When you see the film you have to go with it. The construction is something special. It begins as a conventional narrative, slips into dream logic, then abandons that for pure emotional ramblings. I can’t discuss what happens because until you pass through it you won’t understand it.
Visually it is largely unlike anything Miyazaki has done. Yes, we have his images, but he goes outside of that into the realm of the surreal. He is operating in the realm of his friend and partner Isao Takahata who created images to match his story, hence POM POKO doesn’t look like GRAVE OF FIREFLIES nor like the TALE OF THE PRINCESS KAGUYA. Indeed this film seems to be the next film Takahata would have made if he were alive. It is in a way it’s a huge tribute to the late master.
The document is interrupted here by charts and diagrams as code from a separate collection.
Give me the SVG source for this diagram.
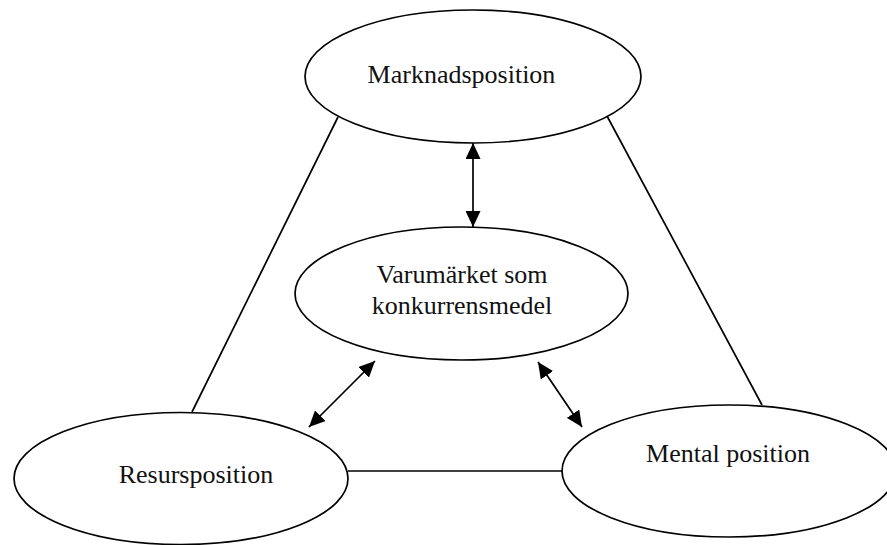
<svg xmlns="http://www.w3.org/2000/svg" width="887" height="545" viewBox="0 0 887 545">
<style>
.node{fill:#fff;stroke:#000;stroke-width:1.7}
.lbl{font-family:"Liberation Serif","Times New Roman",serif;font-size:26px;fill:#111;text-anchor:middle}
.conn{stroke:#000;stroke-width:1.7;fill:none}
</style>
<defs>
<marker id="ah" viewBox="0 0 16 15" refX="16" refY="7.5" markerWidth="16" markerHeight="15" markerUnits="userSpaceOnUse" orient="auto-start-reverse">
<path d="M0,0 L16,7.5 L0,15 z" fill="#000"/>
</marker>
</defs>
<g id="connectors">
<line class="conn" x1="338" y1="117" x2="192" y2="412"/>
<line class="conn" x1="607" y1="116" x2="762" y2="405"/>
<line class="conn" x1="348" y1="471" x2="562" y2="471"/>
<line class="conn" x1="473" y1="143" x2="473" y2="227" marker-start="url(#ah)" marker-end="url(#ah)"/>
<line class="conn" x1="375" y1="361" x2="309" y2="427" marker-start="url(#ah)" marker-end="url(#ah)"/>
<line class="conn" x1="538" y1="362" x2="582" y2="427" marker-start="url(#ah)" marker-end="url(#ah)"/>
</g>
<g id="marknadsposition">
<ellipse class="node" cx="473" cy="76.5" rx="168" ry="66.5"/>
<text class="lbl" x="461.5" y="83">Marknadsposition</text>
</g>
<g id="varumarket">
<ellipse class="node" cx="461.5" cy="293.5" rx="166.5" ry="66.5"/>
<text class="lbl" x="462" y="283">Varumärket som</text>
<text class="lbl" x="462" y="314">konkurrensmedel</text>
</g>
<g id="resursposition">
<ellipse class="node" cx="181" cy="478.5" rx="167" ry="66"/>
<text class="lbl" x="196" y="483">Resursposition</text>
</g>
<g id="mentalposition">
<ellipse class="node" cx="729" cy="471" rx="167" ry="66"/>
<text class="lbl" x="728" y="462">Mental position</text>
</g>
</svg>
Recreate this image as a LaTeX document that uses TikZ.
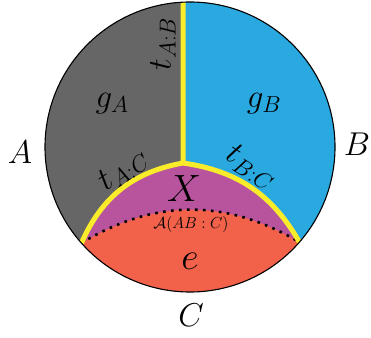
\RequirePackage{fix-cm}
\documentclass[tikz,border=0pt]{standalone}
\usepackage{amsmath,amssymb}
\usepackage{tikz}
\definecolor{regA}{HTML}{666666}
\definecolor{regB}{HTML}{29A9E0}
\definecolor{regX}{HTML}{B8549E}
\definecolor{regE}{HTML}{F2614A}
\definecolor{cutyellow}{HTML}{F9EC2A}
\begin{document}
\begin{tikzpicture}[
  x=1pt, y=1pt,
  region/.style={draw=none},
  cut/.style={
    draw=cutyellow,
    line width=5pt,
    line join=round,
  },
  surface/.style={
    draw=black,
    line width=2.6pt,
    dash pattern=on 2.6pt off 5.4pt,
  },
  rim/.style={
    draw=black,
    line width=1.1pt,
  },
  lbl/.style={font=\fontsize{33}{39}\selectfont, inner sep=0pt},
  biglbl/.style={font=\fontsize{38}{44}\selectfont, inner sep=0pt},
  tinylbl/.style={font=\fontsize{16}{19}\selectfont, inner sep=0pt},
]

\useasboundingbox (0,0) rectangle (371,337);

% --- geometry ---
\coordinate (ctr) at (190,190);
\coordinate (top) at (183,334.83);
\coordinate (junc) at (183,174);
\coordinate (ltip) at ([shift={(221.5:145)}]ctr);
\coordinate (rtip) at ([shift={(-41:145)}]ctr);

% =============================================================================
% Regions
% =============================================================================
\fill[region, regE] (ctr) circle (145);
\fill[region, regX] (ltip) to[bend left=31] (rtip) to[bend right=26] (junc)
  to[bend right=28] (ltip) -- cycle;
\fill[region, regA] (top) -- (junc) to[bend right=28] (ltip)
  arc[start angle=221.5, end angle=92.767, radius=145] -- cycle;
\fill[region, regB] (top) arc[start angle=92.767, end angle=-41, radius=145]
  to[bend right=26] (junc) -- cycle;

% =============================================================================
% Cuts and surface
% =============================================================================
\begin{scope}
  \clip (ctr) circle (145);
  \draw[surface] (ltip) to[bend left=31] (rtip);
  \draw[cut] (top) -- (junc) to[bend right=28] (ltip);
  \draw[cut] (junc) to[bend left=26] (rtip);
\end{scope}

\draw[rim] (ctr) circle (145);

% =============================================================================
% Labels
% =============================================================================
\node[lbl] (labA) at (20,185) {$A$};
\node[lbl] (labB) at (357,193) {$B$};
\node[lbl] (labC) at (191,22) {$C$};

\node[lbl] (gA) at (112,233) {$g_A$};
\node[lbl] (gB) at (264,233) {$g_B$};
\node[biglbl] (xreg) at (184,148) {$X$};
\node[biglbl] (ereg) at (190,76) {$e$};
\node[tinylbl] (areg) at (191,113) {$\mathcal{A}(AB:C)$};

\node[lbl, rotate=90] (tAB) at (163,293) {$t_{A:B}$};
\node[lbl, rotate=35] (tAC) at (123,167) {$t_{A:C}$};
\node[lbl, rotate=-33] (tBC) at (251,170) {$t_{B:C}$};

\end{tikzpicture}
\end{document}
I really need to see this film again to truly discuss it. I knew that twenty minutes in. There is so much to contemplate from the place herons hold in Japanese culture, to seeming riffs on things like the work of Kenji Miyazawa and NIGHT ON THE GALACTIC RAILWAY, Michael Moorcock's Eternal Hero, to the films notions of life and life after death, of what makes a family and several dozen other things. I need to see the film again because the denseness of the narrative has me certain things that I missed things. What I mean by this is that events early in the film that you would think should lead to something, don’t seem to for a good while, until an hour or more of screen time passes and a line or an action that we thought was a lost thread back snaps into sharp context.,
Yes, I’m being vague- but I have to because for any points I want to make require a context you can only get from seeing the film so I need to wait until everyone sees the film when it releases to fully discuss my thoughts. I will be writing more after by second pass through, but for now this should get you going. Until then know that this is one of the best and most thought provoking films of the year and quite possibly the best film that Studio Ghibli has ever made.
This film will rock your world.
And try to see it knowing as little as possible.